Europe's breathing a sigh of relief after Donald Trump and the European Commission President agreed to tackle their transatlantic trade row.
But France is cautioning that any deal must be limited and benefit both sides.
Neither EU officials nor the White House offered many details about the agreement. In large part, it appears to be symbolic.
"It's really the first time that this administration and the president have said that trade can be win-win, at least he said that the trade between the US and the EU can be a win-win situation," said Peter Rashish, from Johns Hopkins University in Washington.
"Previously, there has been tendency to see trade more of a win-lose and to see the US more of a victim. So that's very positive."
After the Washington talks, Trump highlighted benefits for US farmers, saying the EU was going to start buying a lot of soybeans.

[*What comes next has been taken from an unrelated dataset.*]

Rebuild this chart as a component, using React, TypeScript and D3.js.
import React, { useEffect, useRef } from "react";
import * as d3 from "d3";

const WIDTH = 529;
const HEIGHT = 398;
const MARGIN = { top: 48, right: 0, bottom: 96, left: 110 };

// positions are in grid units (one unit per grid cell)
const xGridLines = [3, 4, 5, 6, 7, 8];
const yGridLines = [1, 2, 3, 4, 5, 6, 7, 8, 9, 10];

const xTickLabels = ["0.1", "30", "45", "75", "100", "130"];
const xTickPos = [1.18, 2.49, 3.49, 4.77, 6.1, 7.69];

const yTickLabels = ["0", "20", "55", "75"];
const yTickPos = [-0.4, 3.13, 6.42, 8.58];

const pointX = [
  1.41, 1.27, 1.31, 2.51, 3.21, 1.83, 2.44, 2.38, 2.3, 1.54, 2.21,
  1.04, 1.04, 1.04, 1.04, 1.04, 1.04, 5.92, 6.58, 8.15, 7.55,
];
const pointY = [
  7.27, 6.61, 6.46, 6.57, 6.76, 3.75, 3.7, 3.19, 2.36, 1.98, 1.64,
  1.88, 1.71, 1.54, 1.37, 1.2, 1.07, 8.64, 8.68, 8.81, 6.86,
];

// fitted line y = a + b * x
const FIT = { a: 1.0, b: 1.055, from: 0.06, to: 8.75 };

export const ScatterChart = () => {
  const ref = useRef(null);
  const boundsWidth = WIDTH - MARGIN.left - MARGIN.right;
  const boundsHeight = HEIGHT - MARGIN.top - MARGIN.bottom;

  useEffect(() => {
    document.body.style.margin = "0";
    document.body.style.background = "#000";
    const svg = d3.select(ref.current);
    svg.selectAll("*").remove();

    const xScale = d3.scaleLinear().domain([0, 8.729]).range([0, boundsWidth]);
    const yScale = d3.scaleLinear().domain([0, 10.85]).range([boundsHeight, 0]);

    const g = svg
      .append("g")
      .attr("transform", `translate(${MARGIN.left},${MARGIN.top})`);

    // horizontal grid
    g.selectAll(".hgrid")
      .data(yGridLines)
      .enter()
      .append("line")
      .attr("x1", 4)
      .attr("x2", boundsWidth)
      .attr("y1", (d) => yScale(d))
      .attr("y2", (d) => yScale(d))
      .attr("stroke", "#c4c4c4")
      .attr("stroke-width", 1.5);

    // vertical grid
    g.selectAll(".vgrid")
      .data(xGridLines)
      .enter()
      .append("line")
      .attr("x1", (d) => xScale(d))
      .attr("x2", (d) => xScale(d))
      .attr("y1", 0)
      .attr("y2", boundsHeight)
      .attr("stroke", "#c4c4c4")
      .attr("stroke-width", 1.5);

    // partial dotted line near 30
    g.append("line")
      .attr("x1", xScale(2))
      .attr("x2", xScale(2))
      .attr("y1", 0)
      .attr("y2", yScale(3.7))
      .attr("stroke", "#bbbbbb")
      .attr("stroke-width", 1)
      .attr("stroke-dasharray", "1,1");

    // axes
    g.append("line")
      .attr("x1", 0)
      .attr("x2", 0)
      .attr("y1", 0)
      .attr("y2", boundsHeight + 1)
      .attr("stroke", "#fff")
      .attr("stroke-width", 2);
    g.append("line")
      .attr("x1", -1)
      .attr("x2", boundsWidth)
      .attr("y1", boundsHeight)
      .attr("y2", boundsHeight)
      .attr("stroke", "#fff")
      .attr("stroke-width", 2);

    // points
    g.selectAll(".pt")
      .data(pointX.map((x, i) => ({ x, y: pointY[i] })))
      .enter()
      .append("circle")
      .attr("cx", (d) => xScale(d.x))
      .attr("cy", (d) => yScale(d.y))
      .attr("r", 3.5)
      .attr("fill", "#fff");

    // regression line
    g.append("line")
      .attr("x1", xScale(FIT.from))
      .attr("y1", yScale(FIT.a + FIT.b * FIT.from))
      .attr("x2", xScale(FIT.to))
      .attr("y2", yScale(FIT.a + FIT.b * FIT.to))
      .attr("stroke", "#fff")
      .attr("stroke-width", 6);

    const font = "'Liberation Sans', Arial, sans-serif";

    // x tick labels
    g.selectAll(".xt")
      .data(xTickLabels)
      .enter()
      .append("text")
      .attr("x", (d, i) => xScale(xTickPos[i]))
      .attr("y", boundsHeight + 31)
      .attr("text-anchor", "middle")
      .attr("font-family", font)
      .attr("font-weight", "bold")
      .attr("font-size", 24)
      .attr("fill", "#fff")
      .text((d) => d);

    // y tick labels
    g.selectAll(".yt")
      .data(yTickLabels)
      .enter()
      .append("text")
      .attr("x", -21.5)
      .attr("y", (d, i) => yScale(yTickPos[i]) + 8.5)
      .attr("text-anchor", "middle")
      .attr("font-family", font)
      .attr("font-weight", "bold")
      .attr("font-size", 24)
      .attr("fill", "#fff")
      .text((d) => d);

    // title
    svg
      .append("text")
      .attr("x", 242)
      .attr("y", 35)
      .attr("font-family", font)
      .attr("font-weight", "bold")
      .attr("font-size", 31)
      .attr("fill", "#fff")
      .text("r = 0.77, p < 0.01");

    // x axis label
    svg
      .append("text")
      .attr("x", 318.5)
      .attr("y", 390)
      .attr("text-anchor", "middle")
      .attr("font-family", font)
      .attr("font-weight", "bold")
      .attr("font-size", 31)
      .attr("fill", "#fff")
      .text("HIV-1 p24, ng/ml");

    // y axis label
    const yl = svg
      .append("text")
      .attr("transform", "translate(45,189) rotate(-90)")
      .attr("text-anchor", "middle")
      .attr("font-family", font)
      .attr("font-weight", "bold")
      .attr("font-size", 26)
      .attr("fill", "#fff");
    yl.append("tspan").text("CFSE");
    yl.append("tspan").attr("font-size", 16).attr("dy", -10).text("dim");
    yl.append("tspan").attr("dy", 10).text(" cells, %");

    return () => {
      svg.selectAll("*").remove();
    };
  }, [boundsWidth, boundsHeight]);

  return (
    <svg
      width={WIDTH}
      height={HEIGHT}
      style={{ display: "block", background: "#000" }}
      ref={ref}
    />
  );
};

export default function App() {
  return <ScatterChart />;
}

But commentators say that's already been happening since prices plunged in June. China has largely stopped buying them in reaction to Trump's tariffs targeted at the country.
France's Finance Minister welcomed the discussions with Washington but said he doesn't want to enter into a wide-ranging negotiation.
With French framers forming a strong lobby, he added that agriculture must remain outside.
And, even if car import tariffs aren't completely off the table, the EU Commission President Jean Claude Juncker has played his part extremely well, say some.
Former WTO Director-General Pascal Lamy told Euronews: "He (Juncker) did not come with EU concessions, but he came with the result of the discussions with the Chinese and the EU is and that's the way to understand it, it is siding with US to put pressure on China and siding with China to put pressure on the US."
But given Trump's unpredictability, we're unlikely to have seen the back of this trade saga just yet.